Cette année, la boucle de deux kilomètres dans le quartier de Port-Royal à Paris, en hommage à un jeune nationaliste mort en 1994 en échappant à la police, n’est pas passée inaperçue. Audience inespérée, le 6 mai, pour les organisateurs qui n’en reviennent pas que cette « édition [soit passée] sur BFM » avec « condamnation de Darmanin ». On a la fierté qu’on peut chez les jeunes natios !
Grisés par le battage médiatique ou plus occupés à traquer les journalistes, les anciens « Zouaves » se comptent à 700. Les drones de Laurent Nunez en ont compté 550. La réalité se situe plutôt entre 450 et 500. On comprend que des journalistes s’y intéressent : durant la mobilisation des retraites, les quelques attaques de jeunes mobiliséEs venaient de cette mouvance, mais il faut prendre un peu de recul.
Trente ans de manifestations
Après une première manifestation où 1 000 à 1 500 nationalistes défilent, élus FN en tête, l’hommage annuel du Comité du 9 mai (C9M) rassemble entre 200 à 250 excités. En 2007, rejoints par des hooligans du PSG, ils culminent à 400. En 2008, la manifestation est interdite, pour « risque de confrontation ». Depuis 2002, les antifascistes contre-manifestent pour ne pas laisser la rue à ces nervis. Puis, Serge Ayoub détourne le C9M et l’associe à la fête de Jeanne d’Arc. Sa facho-pride rassemble en 2010 plus de 700 manifestants. Puis « l’union sacré des patriotes français » se délite. En 2013, la mort de Clément Méric, tué par des sbires, met un terme à son contrôle sur le C9M. Repris par le néo-GUD en 2014, le C9M revient à Port-Royal avec une centaine de manifestants. En 2019, pris en main par les « Zouaves », le défilé double. Après deux ans d’interruption, 300 participants défilent en 2022. L’affluence de 2023, non négligeable, traduit surtout la polarisation actuelle autour du courant nationaliste-révolutionnaire, parfois mâtinée de catholicisme social, qui ne rassemble « que » 500 nervis juvéniles, répartis sur de nombreuses villes.
Beaucoup de bruit
Les réactions convenues face à ces « néofascistes dans les rues de Paris » sont désarmantes, parce que, sans perspectives concrètes, elles contribuent à plomber notre motivation face à un risque « néofasciste » fantasmé, dans un moment charnière de la mobilisation sociale. Ensuite, elles renforcent la confiance de cette nébuleuse jeune et violente. Ses exactions sont réelles et à niveau trop élevé depuis trop longtemps, mais elles restent décentralisées et aléatoires, sans structuration à une échelle nationale. La mobilisation contre la réforme des retraites, et l’opposition toujours puissante à Macron, montre que les extrêmes droites ne parviennent pas à peser dans le mouvement social et que la majorité de la jeunesse qui se radicalise le fait autour de valeurs de solidarité, internationales, écologistes et féministes, ancrées dans le monde du travail.
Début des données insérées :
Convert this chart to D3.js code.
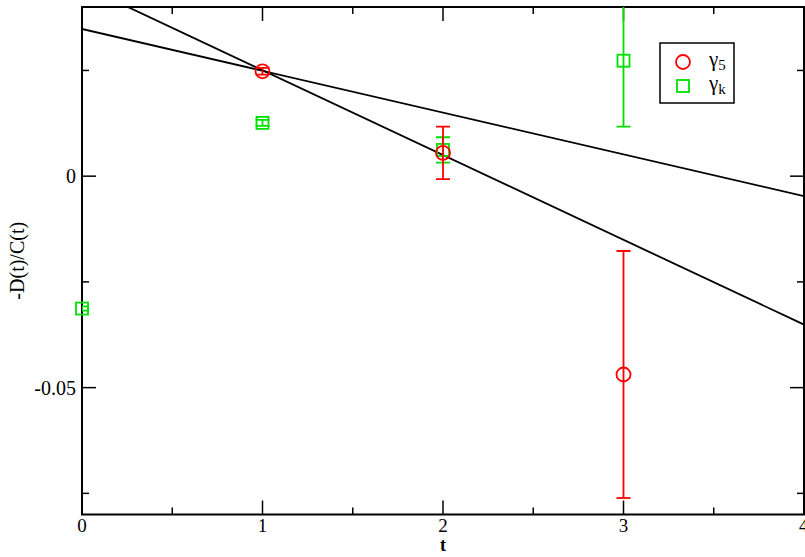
<!DOCTYPE html>
<html><head><meta charset="utf-8">
<script src="https://cdn.jsdelivr.net/npm/d3@7"></script>
<style>body{margin:0;background:#fff}svg{display:block}svg text{font-family:"Liberation Serif","DejaVu Serif",serif}</style>
</head><body>
<svg id="c" width="805" height="557"></svg>
<script>
const g5T = [1, 2, 3];
const g5V = [0.0248, 0.0055, -0.0469];
const g5E = [0.0008, 0.0062, 0.0292];
const gkT = [0, 1, 2, 3];
const gkV = [-0.0313, 0.0126, 0.0062, 0.0273];
const gkE = [0.0005, 0.0007, 0.0030, 0.0156];
const fitIntercepts = [0.0348, 0.0451];
const fitSlopes = [-0.00988, -0.02005];
const xTicks = [0, 1, 2, 3, 4];
const yTicks = [-0.05, 0];
const xMinor = [0.5, 1.5, 2.5, 3.5];
const yMinor = [-0.075, -0.025, 0.025];

const svg = d3.select("#c");
const L = 82, R = 804, T = 7, B = 514.5;
const x = d3.scaleLinear().domain([0, 4]).range([L, R]);
const y = d3.scaleLinear().domain([-0.08, 0.04]).range([B, T]);

svg.append("defs").append("clipPath").attr("id", "clip")
  .append("rect").attr("x", L).attr("y", T).attr("width", R - L).attr("height", B - T);

// frame
svg.append("rect").attr("x", L).attr("y", T).attr("width", R - L).attr("height", B - T)
  .attr("fill", "none").attr("stroke", "#000").attr("stroke-width", 2);

// ticks
const tk = svg.append("g").attr("stroke", "#000").attr("stroke-width", 1.5);
xTicks.forEach(v => {
  tk.append("line").attr("x1", x(v)).attr("x2", x(v)).attr("y1", B).attr("y2", B - 14);
  tk.append("line").attr("x1", x(v)).attr("x2", x(v)).attr("y1", T).attr("y2", T + 14);
});
xMinor.forEach(v => {
  tk.append("line").attr("x1", x(v)).attr("x2", x(v)).attr("y1", B).attr("y2", B - 7);
  tk.append("line").attr("x1", x(v)).attr("x2", x(v)).attr("y1", T).attr("y2", T + 7);
});
yTicks.forEach(v => {
  tk.append("line").attr("x1", L).attr("x2", L + 14).attr("y1", y(v)).attr("y2", y(v));
  tk.append("line").attr("x1", R).attr("x2", R - 14).attr("y1", y(v)).attr("y2", y(v));
});
yMinor.forEach(v => {
  tk.append("line").attr("x1", L).attr("x2", L + 7).attr("y1", y(v)).attr("y2", y(v));
  tk.append("line").attr("x1", R).attr("x2", R - 7).attr("y1", y(v)).attr("y2", y(v));
});

// tick labels
svg.append("g").selectAll("text").data(xTicks).join("text")
  .attr("x", d => x(d)).attr("y", 532).attr("text-anchor", d => d === 4 ? "start" : "middle")
  .attr("dx", d => d === 4 ? -5 : 0)
  .attr("font-size", 19).text(d => d3.format("d")(d));
svg.append("g").selectAll("text").data(yTicks).join("text")
  .attr("x", 76).attr("y", d => y(d) + 7).attr("text-anchor", "end")
  .attr("font-size", 20).text(d => d === 0 ? "0" : String(d));

// axis titles
svg.append("text").attr("x", x(2)).attr("y", 551).attr("text-anchor", "middle")
  .attr("font-size", 18).attr("font-weight", "bold").text("t");
svg.append("text").attr("transform", `translate(24,${(T + B) / 2}) rotate(-90)`)
  .attr("text-anchor", "middle").attr("font-size", 20).text("-D(t)/C(t)");

// fit lines
const lines = svg.append("g").attr("clip-path", "url(#clip)");
fitIntercepts.forEach((a, i) => {
  const pts = [0, 4].map(t => [x(t), y(a + fitSlopes[i] * t)]);
  lines.append("path").attr("d", d3.line()(pts)).attr("fill", "none")
    .attr("stroke", "#000").attr("stroke-width", 1.8);
});

function series(T_, V, E, col, marker) {
  const gg = svg.append("g").attr("stroke", col).attr("stroke-width", 1.8).attr("fill", "none");
  const eb = gg.append("g").attr("clip-path", "url(#clip)");
  T_.forEach((t, i) => {
    const cx = x(t), y1 = y(V[i] + E[i]), y2 = y(V[i] - E[i]);
    eb.append("line").attr("x1", cx).attr("x2", cx).attr("y1", y1).attr("y2", y2);
    eb.append("line").attr("x1", cx - 7).attr("x2", cx + 7).attr("y1", y1).attr("y2", y1);
    eb.append("line").attr("x1", cx - 7).attr("x2", cx + 7).attr("y1", y2).attr("y2", y2);
  });
  T_.forEach((t, i) => marker(gg, x(t), y(V[i])));
}
series(gkT, gkV, gkE, "#00e000", (g, cx, cy) =>
  g.append("rect").attr("x", cx - 6).attr("y", cy - 6).attr("width", 12).attr("height", 12));
series(g5T, g5V, g5E, "#ff0000", (g, cx, cy) =>
  g.append("circle").attr("cx", cx).attr("cy", cy).attr("r", 7));

// legend
const lg = svg.append("g");
lg.append("rect").attr("x", 660).attr("y", 43).attr("width", 74).attr("height", 60)
  .attr("fill", "#fff").attr("stroke", "#000").attr("stroke-width", 1.5);
lg.append("circle").attr("cx", 683).attr("cy", 62).attr("r", 7).attr("fill", "none")
  .attr("stroke", "#ff0000").attr("stroke-width", 1.8);
lg.append("rect").attr("x", 677).attr("y", 80).attr("width", 12).attr("height", 12).attr("fill", "none")
  .attr("stroke", "#00e000").attr("stroke-width", 1.8);
const t1 = lg.append("text").attr("x", 709).attr("y", 66).attr("font-size", 21);
t1.append("tspan").text("γ");
t1.append("tspan").attr("dy", 4).attr("font-size", 15).text("5");
const t2 = lg.append("text").attr("x", 709).attr("y", 90).attr("font-size", 21);
t2.append("tspan").text("γ");
t2.append("tspan").attr("dy", 4).attr("font-size", 15).text("k");
</script>
</body></html>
Le prétexte de « trouble à l’ordre public » donne l’occasion à Darmanin de mener sa politique sécuritaire et répressive, la même qui interdit les Soulèvements de la Terre. La recherche maladroite pour établir un lien entre le Rassemblement national et ces « néofascistes » enferme dans une logique inefficace face au premier danger : une extrême droite institutionnalisée, en marche électorale vers le pouvoir.
Une même logique pour les extrêmes droites
L’énervement de Marine Le Pen, qui feint de ne pas connaître Axel Loustau, habitué du C9M et prestataire de services pour le financement, la sécurité ou la communication de son parti, indique que le marquage « extrême droite » reste un caillou dans sa chaussure. S’il n’y a pas de liens organiques entre tous les courants et organisations d’extrême droite, toutes participent de la même logique : chasse à l’ennemi de l’intérieur, xénophobie et collaboration de classe, motivées par un nationalisme agressif dans un pays impérialiste.
Nous ne devons plus subir, inactifs, ni le renforcement lent et continu de la nébuleuse violente, ni la banalisation des idées d’extrême droite, ni l’implantation du RN. Le dénouement et les suites de la mobilisation sociale actuelle seront déterminantes. Dans l’immédiat, et spécifiquement, il nous faut réfléchir aux moyens unitaires d’armer les organisations du mouvement ouvrier, de saper les bases de toutes les extrêmes droites et de se préparer à tous les scénarios sans tomber dans une paranoïa démobilisatrice. Comme le rappelait Ernest Mandel, il y a trente ans, on ne combattra ce fléau qu’en « réinventant l’espoir de bonheur pour tous ».